## [WHAT TO WORK ON]
Copy the data exactly as it appears, and do not include any pictures.

## [DATA SEGMENT]

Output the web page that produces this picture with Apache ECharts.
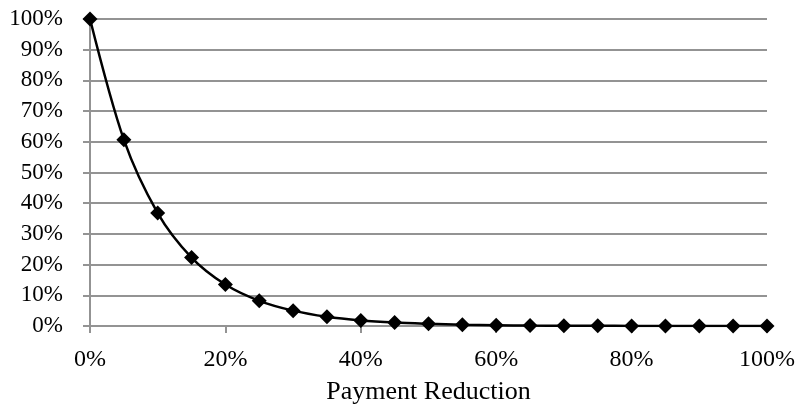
<!DOCTYPE html>
<html>
<head>
<meta charset="utf-8">
<script src="https://cdn.jsdelivr.net/npm/echarts@6/dist/echarts.min.js"></script>
<style>
  html, body { margin: 0; padding: 0; background: #fff; }
  #chart { width: 798px; height: 407px; }
</style>
</head>
<body>
<div id="chart"></div>
<script>
// Payment reduction (%) and the share remaining (%)
const reduction = [0, 5, 10, 15, 20, 25, 30, 35, 40, 45, 50, 55, 60, 65, 70, 75, 80, 85, 90, 95, 100];
const remaining = [100, 60.7, 36.8, 22.3, 13.5, 8.2, 5.0, 3.0, 1.8, 1.1, 0.7, 0.4, 0.25, 0.15, 0.09, 0.06, 0.03, 0.02, 0.01, 0.007, 0.005];

const font = 'Liberation Serif, Times New Roman, serif';
const gridGray = '#939393';

const chart = echarts.init(document.getElementById('chart'), null, { renderer: 'canvas' });
chart.setOption({
  animation: false,
  grid: { left: 90, right: 31, top: 19, bottom: 81, containLabel: false, outerBoundsMode: 'none' },
  xAxis: {
    type: 'value', min: 0, max: 100, interval: 20,
    name: 'Payment Reduction', nameLocation: 'middle', nameGap: 53,
    nameTextStyle: { fontFamily: font, fontSize: 26, color: '#000' },
    axisLine: { show: true, lineStyle: { color: gridGray, width: 2 } },
    axisTick: { show: true, length: 7, lineStyle: { color: gridGray, width: 2 } },
    splitLine: { show: false },
    axisLabel: { formatter: '{value}%', fontFamily: font, fontSize: 24, color: '#000', margin: 22 }
  },
  yAxis: {
    type: 'value', min: 0, max: 100, interval: 10,
    axisLine: { show: true, lineStyle: { color: gridGray, width: 2 } },
    axisTick: { show: true, length: 7, lineStyle: { color: gridGray, width: 2 } },
    splitLine: { show: true, lineStyle: { color: gridGray, width: 2 } },
    axisLabel: { formatter: '{value}%', fontFamily: font, fontSize: 23, color: '#000', margin: 27, padding: [5, 0, 0, 0] }
  },
  series: [{
    type: 'line',
    smooth: 0.3,
    data: reduction.map((x, i) => [x, remaining[i]]),
    symbol: 'diamond', symbolSize: 15,
    itemStyle: { color: '#000' },
    lineStyle: { color: '#000', width: 2.5 }
  }]
});
</script>
</body>
</html>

## [TASK RESULT]
Output the web page that produces this picture with Apache ECharts.
<!DOCTYPE html>
<html>
<head>
<meta charset="utf-8">
<script src="https://cdn.jsdelivr.net/npm/echarts@6/dist/echarts.min.js"></script>
<style>
  html, body { margin: 0; padding: 0; background: #fff; }
  #chart { width: 798px; height: 407px; }
</style>
</head>
<body>
<div id="chart"></div>
<script>
// Payment reduction (%) and the share remaining (%)
const reduction = [0, 5, 10, 15, 20, 25, 30, 35, 40, 45, 50, 55, 60, 65, 70, 75, 80, 85, 90, 95, 100];
const remaining = [100, 60.7, 36.8, 22.3, 13.5, 8.2, 5.0, 3.0, 1.8, 1.1, 0.7, 0.4, 0.25, 0.15, 0.09, 0.06, 0.03, 0.02, 0.01, 0.007, 0.005];

const font = 'Liberation Serif, Times New Roman, serif';
const gridGray = '#939393';

const chart = echarts.init(document.getElementById('chart'), null, { renderer: 'canvas' });
chart.setOption({
  animation: false,
  grid: { left: 90, right: 31, top: 19, bottom: 81, containLabel: false, outerBoundsMode: 'none' },
  xAxis: {
    type: 'value', min: 0, max: 100, interval: 20,
    name: 'Payment Reduction', nameLocation: 'middle', nameGap: 53,
    nameTextStyle: { fontFamily: font, fontSize: 26, color: '#000' },
    axisLine: { show: true, lineStyle: { color: gridGray, width: 2 } },
    axisTick: { show: true, length: 7, lineStyle: { color: gridGray, width: 2 } },
    splitLine: { show: false },
    axisLabel: { formatter: '{value}%', fontFamily: font, fontSize: 24, color: '#000', margin: 22 }
  },
  yAxis: {
    type: 'value', min: 0, max: 100, interval: 10,
    axisLine: { show: true, lineStyle: { color: gridGray, width: 2 } },
    axisTick: { show: true, length: 7, lineStyle: { color: gridGray, width: 2 } },
    splitLine: { show: true, lineStyle: { color: gridGray, width: 2 } },
    axisLabel: { formatter: '{value}%', fontFamily: font, fontSize: 23, color: '#000', margin: 27, padding: [5, 0, 0, 0] }
  },
  series: [{
    type: 'line',
    smooth: 0.3,
    data: reduction.map((x, i) => [x, remaining[i]]),
    symbol: 'diamond', symbolSize: 15,
    itemStyle: { color: '#000' },
    lineStyle: { color: '#000', width: 2.5 }
  }]
});
</script>
</body>
</html>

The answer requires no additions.